The following policy memoranda were rescinded:

  • Determining Employer–Employee Relationship for Adjudication of H-1B Petitions, Including Third-Party Site Placements (Reference AFM Chapter 31.3(g)(16)), HQ 70/6.2.8 (AD 10-24), issued January 8, 2010; and
  • Contracts and Itineraries Requirements for H-1B Petitions Involving Third-Party Worksites, PM-602-0157, issued February 22, 2018.

The first memo provided guidance on the requirement that a petitioner establish that an employer–employee relationship exists and will continue to exist with the beneficiary throughout the duration of the requested H-1B validity period; the second provided guidance relating to H-1B petitions filed for workers who would be employed at one or more third-party worksites.

Effective immediately, these memos will no longer be applied to the adjudication of H-1B petitions, and USCIS has issued new guidance in their place.

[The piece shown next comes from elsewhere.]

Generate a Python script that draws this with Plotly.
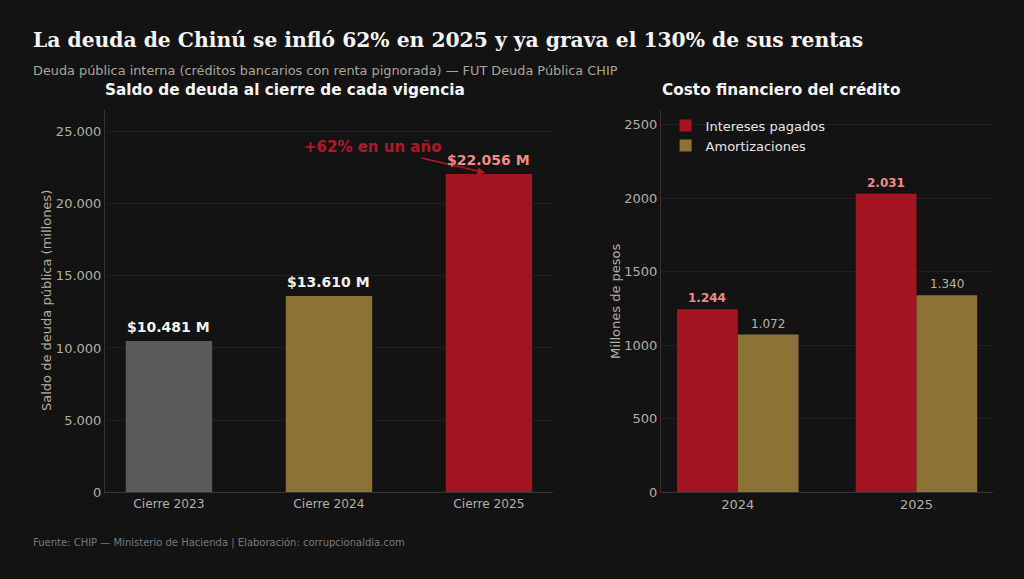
import plotly.graph_objects as go

# Datos (millones de pesos)
cierres = ["Cierre 2023", "Cierre 2024", "Cierre 2025"]
saldo = [10481, 13610, 22056]
saldo_colores = ["#5a5a5a", "#8c7335", "#a31621"]
saldo_label_col = ["#f2f2f2", "#f2f2f2", "#f08a8a"]

anios = ["2024", "2025"]
intereses = [1244, 2031]
amortizaciones = [1072, 1340]

saldo_ticks = [0, 5000, 10000, 15000, 20000, 25000]
saldo_ticktext = ["0", "5.000", "10.000", "15.000", "20.000", "25.000"]


def miles(v):
    return f"{v:,}".replace(",", ".")


BG = "#131313"
RED = "#a31621"
GOLD = "#8c7335"
TICK = "#b3ada3"
GRID = "#1f1f1f"
LINE = "#333333"
FONT = "DejaVu Sans"

fig = go.Figure()

fig.add_trace(go.Bar(
    x=cierres, y=saldo, marker_color=saldo_colores, marker_line_width=0,
    showlegend=False, xaxis="x", yaxis="y", width=0.54,
))
fig.add_trace(go.Bar(
    x=anios, y=intereses, name="Intereses pagados", marker_color=RED,
    marker_line_width=0, xaxis="x2", yaxis="y2",
))
fig.add_trace(go.Bar(
    x=anios, y=amortizaciones, name="Amortizaciones", marker_color=GOLD,
    marker_line_width=0, xaxis="x2", yaxis="y2",
))

axis_common = dict(showline=True, linecolor=LINE, linewidth=1, ticks="",
                   zeroline=False, automargin=False)

fig.update_layout(
    width=1024, height=579, autosize=False,
    paper_bgcolor=BG, plot_bgcolor=BG,
    margin=dict(l=0, r=0, t=0, b=0, pad=0),
    font=dict(family=FONT, color=TICK, size=13),
    barmode="group", bargap=0.32, bargroupgap=0,
    xaxis=dict(domain=[0.1025, 0.540], range=[-0.4, 2.4], showgrid=False,
               tickfont=dict(size=12.2, color=TICK), anchor="y", **axis_common),
    yaxis=dict(domain=[0.150, 0.810], range=[0, 26500], tickvals=saldo_ticks,
               ticktext=saldo_ticktext, gridcolor=GRID, anchor="x",
               tickfont=dict(size=13, color=TICK), **axis_common),
    xaxis2=dict(domain=[0.6455, 0.970], range=[-0.43, 1.43], showgrid=False,
                tickfont=dict(size=13, color=TICK), anchor="y2", **axis_common),
    yaxis2=dict(domain=[0.150, 0.810], range=[0, 2600], dtick=500,
                gridcolor=GRID, anchor="x2", tickformat="d",
                tickfont=dict(size=13, color=TICK), **axis_common),
    legend=dict(x=0.650, y=0.809, xanchor="left", yanchor="top",
                bgcolor="rgba(0,0,0,0)", font=dict(size=13, color="#e6e6e6"),
                traceorder="normal", tracegroupgap=0, itemwidth=30),
)

annotations = [
    dict(text="<b>La deuda de Chinú se infló 62% en 2025 y ya grava el 130% de sus rentas</b>",
         x=31 / 1024, y=1 - 40 / 579, xref="paper", yref="paper",
         xanchor="left", yanchor="middle", showarrow=False,
         font=dict(family="DejaVu Serif", size=20.3, color="#f5f5f5")),
    dict(text="Deuda pública interna (créditos bancarios con renta pignorada) — FUT Deuda Pública CHIP",
         x=31 / 1024, y=1 - 70 / 579, xref="paper", yref="paper",
         xanchor="left", yanchor="middle", showarrow=False,
         font=dict(size=12.85, color="#a8a39b")),
    dict(text="<b>Saldo de deuda al cierre de cada vigencia</b>",
         x=285 / 1024, y=1 - 90 / 579, xref="paper", yref="paper",
         xanchor="center", yanchor="middle", showarrow=False,
         font=dict(size=15.3, color="#f5f5f5")),
    dict(text="<b>Costo financiero del crédito</b>",
         x=781 / 1024, y=1 - 90 / 579, xref="paper", yref="paper",
         xanchor="center", yanchor="middle", showarrow=False,
         font=dict(size=15.3, color="#f5f5f5")),
    dict(text="Fuente: CHIP — Ministerio de Hacienda | Elaboración: corrupcionaldia.com",
         x=31 / 1024, y=1 - 543 / 579, xref="paper", yref="paper",
         xanchor="left", yanchor="middle", showarrow=False,
         font=dict(size=10, color="#777777")),
    # títulos de ejes
    dict(text="Saldo de deuda pública (millones)", textangle=-90,
         x=46 / 1024, y=1 - 301 / 579, xref="paper", yref="paper",
         xanchor="center", yanchor="middle", showarrow=False,
         font=dict(size=13, color=TICK)),
    dict(text="Millones de pesos", textangle=-90,
         x=615 / 1024, y=1 - 301 / 579, xref="paper", yref="paper",
         xanchor="center", yanchor="middle", showarrow=False,
         font=dict(size=13, color=TICK)),
    dict(text="<b>+62% en un año</b>", x=1.27, y=23900, xref="x", yref="y",
         showarrow=False, font=dict(size=15, color="#b0182a")),
    dict(text="", x=1.975, y=22150, ax=1.569, ay=23194, xref="x", yref="y",
         axref="x", ayref="y", showarrow=True, arrowhead=2, arrowsize=1,
         arrowwidth=1.5, arrowcolor="#b0182a"),
]

# Etiquetas de valor sobre las barras
for c, v, col in zip(cierres, saldo, saldo_label_col):
    annotations.append(dict(
        text=f"<b>${miles(v)} M</b>", x=c, y=v, xref="x", yref="y",
        yanchor="bottom", yshift=4, showarrow=False,
        font=dict(size=14, color=col)))

for i, (a, vi, va) in enumerate(zip(anios, intereses, amortizaciones)):
    annotations.append(dict(
        text=f"<b>{miles(vi)}</b>", x=i - 0.17, y=vi, xref="x2", yref="y2",
        yanchor="bottom", yshift=2, showarrow=False,
        font=dict(size=12, color="#f08a8a")))
    annotations.append(dict(
        text=miles(va), x=i + 0.17, y=va, xref="x2", yref="y2",
        yanchor="bottom", yshift=2, showarrow=False,
        font=dict(size=12, color="#b8b2a8")))

fig.update_layout(annotations=annotations)

fig.write_html("out.html", config={"displayModeBar": False},
               post_script="document.body.style.margin='0px';")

What Can We Hope to See Change?

The guidance memorandum does not change any current requirements for an H-1B petition—that the beneficiary work temporarily in a specialty occupation (a job requiring a minimum of a bachelor’s degree or its equivalent in a specific field); that the beneficiary possess the required education and/or experience; and that a Labor Condition Application (LCA) specific to each location where the beneficiary will work has been certified by the Department of Labor. However, the new guidance does address the following issues that have become commonplace in seemingly boilerplate Requests for Evidence (RFE) and leave employers baffled as to the relevance of the request(s):

Employer–Employee Relationship

  • The new guidance clarifies that an employer–employee relationship may be adequately documented when the employer meets “only ONE of the ‘hire, pay, fire, supervise, or otherwise control the work of’” factors listed in the H-1B regulations.
  • The memo also suggests that the attestations on the H-1B petition and accompanying LCA—signed under penalty of perjury—may suffice as credible evidence that a bona fide job offer exists at the time of filing and that as long as all other eligibility requirements are met, USCIS should not issue an RFE.
  • The memo states that the submission of an LCA and an employment offer may suffice to establish that a bona fide employer–employee relationship exists. This comes as welcome relief to employers that—even where an employee is not going to client sites—have been burdened with onerous RFEs, including requests for the employer’s performance evaluations of the employee’s work; documentation of the employee’s benefits paid by the employer; a copy of employee’s most recent W2 and pay stubs listing the employer; information regarding specific projects and actual work assignments/product that the employee has been, and will be, working on at the employer (i.e., technical documentation, reports, analyses, testing of software, etc.); and copies of any emails or other documents from the employee’s supervisor demonstrating the employer’s supervision and oversight of the employee, etc.

Contracts

  • Where an employer has placed an H-1B employee at a third party, it will no longer be required to submit a chain of contracts or legal agreements with the third party to document that a bona fide employer–employee relationship exists.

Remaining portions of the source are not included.